Task objective: All the entries need to be quoted exactly, apart from the pictures, which you should drop.

Exercise data:
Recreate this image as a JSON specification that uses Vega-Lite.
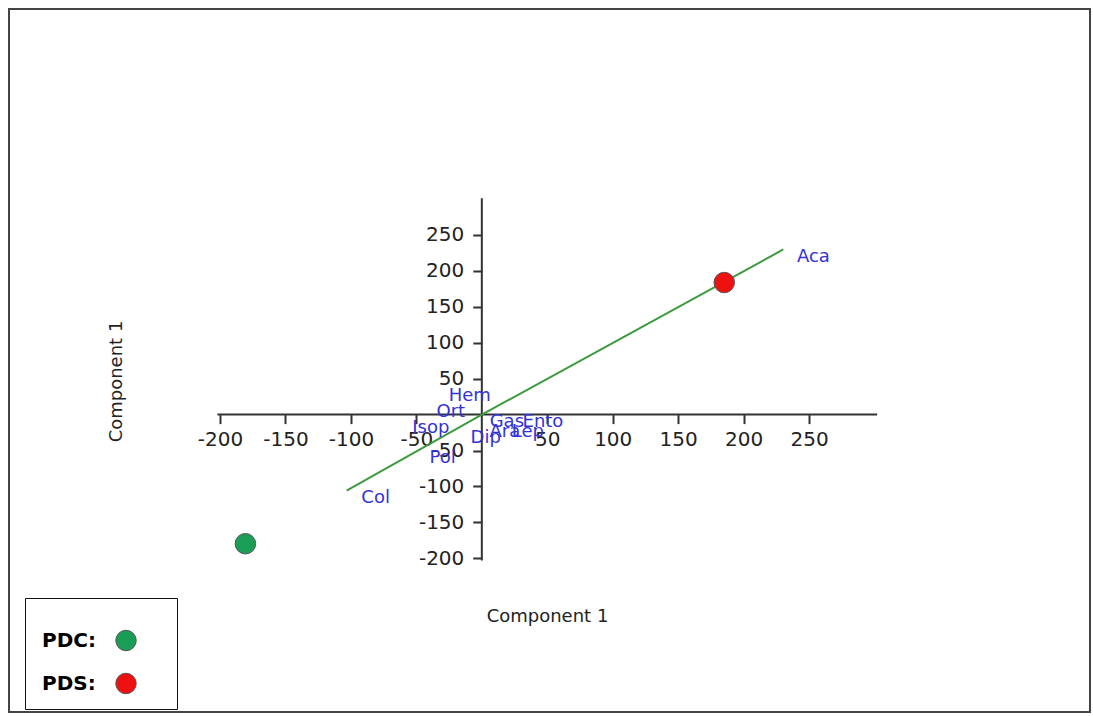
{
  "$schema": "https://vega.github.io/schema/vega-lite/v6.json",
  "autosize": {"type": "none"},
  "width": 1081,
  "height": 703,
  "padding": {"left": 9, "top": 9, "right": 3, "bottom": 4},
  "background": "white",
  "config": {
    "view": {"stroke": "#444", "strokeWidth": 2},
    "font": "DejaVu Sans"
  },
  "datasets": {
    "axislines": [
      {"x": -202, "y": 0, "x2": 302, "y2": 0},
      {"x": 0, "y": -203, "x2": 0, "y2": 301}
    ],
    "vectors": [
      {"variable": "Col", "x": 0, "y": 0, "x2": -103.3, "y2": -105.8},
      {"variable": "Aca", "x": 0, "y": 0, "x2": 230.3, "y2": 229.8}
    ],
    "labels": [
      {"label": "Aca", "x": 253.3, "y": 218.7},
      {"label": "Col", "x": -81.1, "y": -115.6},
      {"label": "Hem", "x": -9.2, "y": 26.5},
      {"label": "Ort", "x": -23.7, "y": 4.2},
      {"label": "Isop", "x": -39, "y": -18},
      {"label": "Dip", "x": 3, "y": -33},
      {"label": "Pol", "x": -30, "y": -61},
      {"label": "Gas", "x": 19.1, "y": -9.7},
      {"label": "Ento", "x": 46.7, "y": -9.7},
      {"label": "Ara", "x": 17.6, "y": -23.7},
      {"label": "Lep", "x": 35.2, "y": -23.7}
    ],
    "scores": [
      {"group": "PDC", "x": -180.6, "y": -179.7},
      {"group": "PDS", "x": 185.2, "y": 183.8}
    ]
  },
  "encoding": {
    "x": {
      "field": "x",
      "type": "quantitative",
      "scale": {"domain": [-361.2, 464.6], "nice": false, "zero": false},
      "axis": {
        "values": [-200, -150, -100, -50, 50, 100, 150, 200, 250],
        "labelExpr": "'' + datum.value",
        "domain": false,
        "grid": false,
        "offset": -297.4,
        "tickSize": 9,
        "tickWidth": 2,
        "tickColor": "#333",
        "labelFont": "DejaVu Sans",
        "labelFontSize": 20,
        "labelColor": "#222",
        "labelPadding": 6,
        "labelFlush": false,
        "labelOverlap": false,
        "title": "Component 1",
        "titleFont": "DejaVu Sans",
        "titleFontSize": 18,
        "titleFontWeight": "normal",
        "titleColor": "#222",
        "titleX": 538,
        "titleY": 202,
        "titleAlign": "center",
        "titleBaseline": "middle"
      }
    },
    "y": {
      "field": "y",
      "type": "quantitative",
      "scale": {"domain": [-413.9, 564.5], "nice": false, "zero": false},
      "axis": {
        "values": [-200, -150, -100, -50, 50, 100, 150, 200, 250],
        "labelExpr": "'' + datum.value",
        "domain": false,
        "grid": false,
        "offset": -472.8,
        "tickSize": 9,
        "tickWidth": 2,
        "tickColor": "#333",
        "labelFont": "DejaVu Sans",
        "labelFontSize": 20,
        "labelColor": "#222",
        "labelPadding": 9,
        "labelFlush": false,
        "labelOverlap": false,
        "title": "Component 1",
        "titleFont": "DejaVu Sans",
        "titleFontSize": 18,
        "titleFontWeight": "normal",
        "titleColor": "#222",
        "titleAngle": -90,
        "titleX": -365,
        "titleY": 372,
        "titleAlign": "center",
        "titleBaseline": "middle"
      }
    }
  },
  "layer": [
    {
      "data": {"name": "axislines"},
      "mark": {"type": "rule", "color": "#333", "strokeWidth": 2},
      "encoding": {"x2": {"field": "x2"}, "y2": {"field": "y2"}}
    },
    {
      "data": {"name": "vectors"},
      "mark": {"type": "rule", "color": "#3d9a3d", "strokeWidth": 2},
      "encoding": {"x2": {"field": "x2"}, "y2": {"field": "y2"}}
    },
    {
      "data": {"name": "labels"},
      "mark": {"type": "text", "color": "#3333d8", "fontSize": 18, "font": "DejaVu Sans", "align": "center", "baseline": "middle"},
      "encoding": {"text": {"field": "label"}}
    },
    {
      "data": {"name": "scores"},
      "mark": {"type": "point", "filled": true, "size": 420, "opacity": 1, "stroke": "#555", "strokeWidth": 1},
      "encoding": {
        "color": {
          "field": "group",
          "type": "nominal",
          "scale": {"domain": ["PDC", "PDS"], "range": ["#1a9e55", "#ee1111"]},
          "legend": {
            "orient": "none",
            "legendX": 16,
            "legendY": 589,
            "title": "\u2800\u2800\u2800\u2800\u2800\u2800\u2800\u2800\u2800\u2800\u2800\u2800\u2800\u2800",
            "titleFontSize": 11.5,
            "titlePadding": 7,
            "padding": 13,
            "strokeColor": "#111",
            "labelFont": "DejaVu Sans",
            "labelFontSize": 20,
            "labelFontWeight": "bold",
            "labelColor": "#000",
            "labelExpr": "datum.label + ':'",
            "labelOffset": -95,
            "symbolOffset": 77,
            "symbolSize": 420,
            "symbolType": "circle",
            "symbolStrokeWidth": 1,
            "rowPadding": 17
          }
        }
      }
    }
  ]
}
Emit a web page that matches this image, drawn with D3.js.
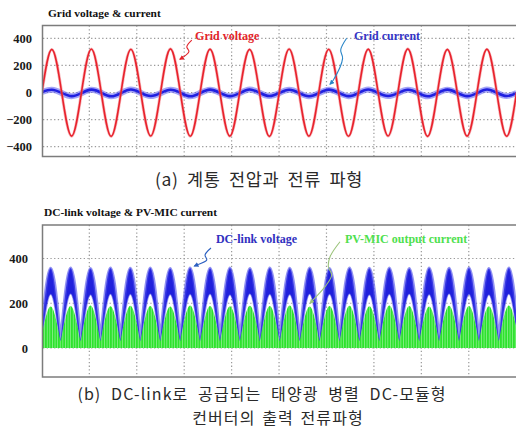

Exercise output:
Recreate this image as a JSON specification that uses Vega-Lite.
{
  "$schema": "https://vega.github.io/schema/vega-lite/v6.json",
  "autosize": {"type": "none"},
  "width": 1081,
  "height": 703,
  "padding": {"left": 9, "top": 9, "right": 3, "bottom": 4},
  "background": "white",
  "config": {
    "view": {"stroke": "#444", "strokeWidth": 2},
    "font": "DejaVu Sans"
  },
  "datasets": {
    "axislines": [
      {"x": -202, "y": 0, "x2": 302, "y2": 0},
      {"x": 0, "y": -203, "x2": 0, "y2": 301}
    ],
    "vectors": [
      {"variable": "Col", "x": 0, "y": 0, "x2": -103.3, "y2": -105.8},
      {"variable": "Aca", "x": 0, "y": 0, "x2": 230.3, "y2": 229.8}
    ],
    "labels": [
      {"label": "Aca", "x": 253.3, "y": 218.7},
      {"label": "Col", "x": -81.1, "y": -115.6},
      {"label": "Hem", "x": -9.2, "y": 26.5},
      {"label": "Ort", "x": -23.7, "y": 4.2},
      {"label": "Isop", "x": -39, "y": -18},
      {"label": "Dip", "x": 3, "y": -33},
      {"label": "Pol", "x": -30, "y": -61},
      {"label": "Gas", "x": 19.1, "y": -9.7},
      {"label": "Ento", "x": 46.7, "y": -9.7},
      {"label": "Ara", "x": 17.6, "y": -23.7},
      {"label": "Lep", "x": 35.2, "y": -23.7}
    ],
    "scores": [
      {"group": "PDC", "x": -180.6, "y": -179.7},
      {"group": "PDS", "x": 185.2, "y": 183.8}
    ]
  },
  "encoding": {
    "x": {
      "field": "x",
      "type": "quantitative",
      "scale": {"domain": [-361.2, 464.6], "nice": false, "zero": false},
      "axis": {
        "values": [-200, -150, -100, -50, 50, 100, 150, 200, 250],
        "labelExpr": "'' + datum.value",
        "domain": false,
        "grid": false,
        "offset": -297.4,
        "tickSize": 9,
        "tickWidth": 2,
        "tickColor": "#333",
        "labelFont": "DejaVu Sans",
        "labelFontSize": 20,
        "labelColor": "#222",
        "labelPadding": 6,
        "labelFlush": false,
        "labelOverlap": false,
        "title": "Component 1",
        "titleFont": "DejaVu Sans",
        "titleFontSize": 18,
        "titleFontWeight": "normal",
        "titleColor": "#222",
        "titleX": 538,
        "titleY": 202,
        "titleAlign": "center",
        "titleBaseline": "middle"
      }
    },
    "y": {
      "field": "y",
      "type": "quantitative",
      "scale": {"domain": [-413.9, 564.5], "nice": false, "zero": false},
      "axis": {
        "values": [-200, -150, -100, -50, 50, 100, 150, 200, 250],
        "labelExpr": "'' + datum.value",
        "domain": false,
        "grid": false,
        "offset": -472.8,
        "tickSize": 9,
        "tickWidth": 2,
        "tickColor": "#333",
        "labelFont": "DejaVu Sans",
        "labelFontSize": 20,
        "labelColor": "#222",
        "labelPadding": 9,
        "labelFlush": false,
        "labelOverlap": false,
        "title": "Component 1",
        "titleFont": "DejaVu Sans",
        "titleFontSize": 18,
        "titleFontWeight": "normal",
        "titleColor": "#222",
        "titleAngle": -90,
        "titleX": -365,
        "titleY": 372,
        "titleAlign": "center",
        "titleBaseline": "middle"
      }
    }
  },
  "layer": [
    {
      "data": {"name": "axislines"},
      "mark": {"type": "rule", "color": "#333", "strokeWidth": 2},
      "encoding": {"x2": {"field": "x2"}, "y2": {"field": "y2"}}
    },
    {
      "data": {"name": "vectors"},
      "mark": {"type": "rule", "color": "#3d9a3d", "strokeWidth": 2},
      "encoding": {"x2": {"field": "x2"}, "y2": {"field": "y2"}}
    },
    {
      "data": {"name": "labels"},
      "mark": {"type": "text", "color": "#3333d8", "fontSize": 18, "font": "DejaVu Sans", "align": "center", "baseline": "middle"},
      "encoding": {"text": {"field": "label"}}
    },
    {
      "data": {"name": "scores"},
      "mark": {"type": "point", "filled": true, "size": 420, "opacity": 1, "stroke": "#555", "strokeWidth": 1},
      "encoding": {
        "color": {
          "field": "group",
          "type": "nominal",
          "scale": {"domain": ["PDC", "PDS"], "range": ["#1a9e55", "#ee1111"]},
          "legend": {
            "orient": "none",
            "legendX": 16,
            "legendY": 589,
            "title": "\u2800\u2800\u2800\u2800\u2800\u2800\u2800\u2800\u2800\u2800\u2800\u2800\u2800\u2800",
            "titleFontSize": 11.5,
            "titlePadding": 7,
            "padding": 13,
            "strokeColor": "#111",
            "labelFont": "DejaVu Sans",
            "labelFontSize": 20,
            "labelFontWeight": "bold",
            "labelColor": "#000",
            "labelExpr": "datum.label + ':'",
            "labelOffset": -95,
            "symbolOffset": 77,
            "symbolSize": 420,
            "symbolType": "circle",
            "symbolStrokeWidth": 1,
            "rowPadding": 17
          }
        }
      }
    }
  ]
}
Emit a web page that matches this image, drawn with D3.js.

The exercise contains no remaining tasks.